Slades Farm is an area of Ensbury Park, Bournemouth, Dorset, England.

== History ==
A renewed spate of housebuilding took place in the 1970s when Bournemouth Borough Council purchased Slade's Farm, south of Columbia Road, following an increased demand for low-cost housing in the borough. This was one of the last areas of agricultural land within the Bournemouth boundary. The farm dated back to about 1850 and was originally known as Talbot Farm, taking its name from Talbot Village, the model settlement further east; Slade was a later tenant. There had been some modernisation of the farm over the years - in 1945 the trustees of the Talbot estate, who owned the freehold, applied for planning permission for a 'milk cooling shed' there - but by the 1960s the entire site had fallen out of use.

When Bournemouth Council eventually purchased the land, proposals were drawn up for around 400 new dwellings ranging from bedsits for the elderly to three-bedroomed houses, the nucleus of which would be the newly-cut Slade's Farm Road. An additional development around this time was Slade's Farm Secondary School, catering for children with special educational needs: this opened in September 1975.

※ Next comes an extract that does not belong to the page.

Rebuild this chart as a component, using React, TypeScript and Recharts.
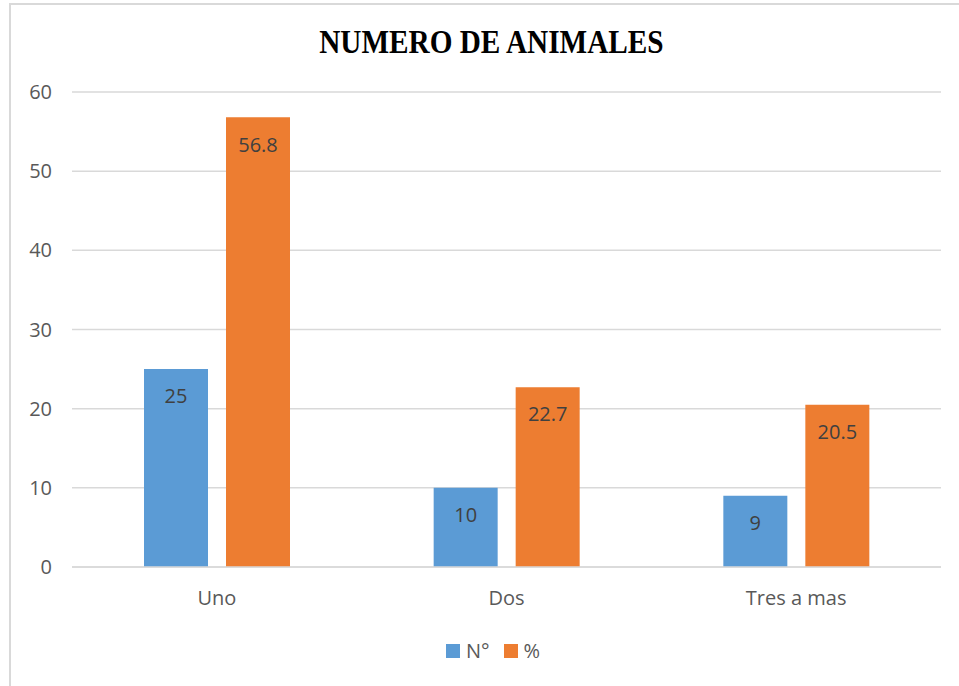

As for Slade's Farmhouse, this was given Grade II listed status when the above-mentioned developments began, but having failed to find a use for the building - and in view of its condition, after many years of non-occupation - the council applied to the Department of the Environment to have it demolished in November 1975. Demolition followed two years later, along with further development of the Columbia Road frontage. Some idea of the property may be had from the neighbouring Lollipop Farm House, also listed, which survives in Columbia Road as a result of a comprehensive repair programme in the 1980s, where the original materials of the property were put to fresh use.

== Amenities ==
In 1978, the skate park became one of the first to be purpose built in the United Kingdom.

In 2010, a 250m Olympic size community cycle track was constructed in the community.

== Politics ==
Slades Farm is part of the Bournemouth West constituency.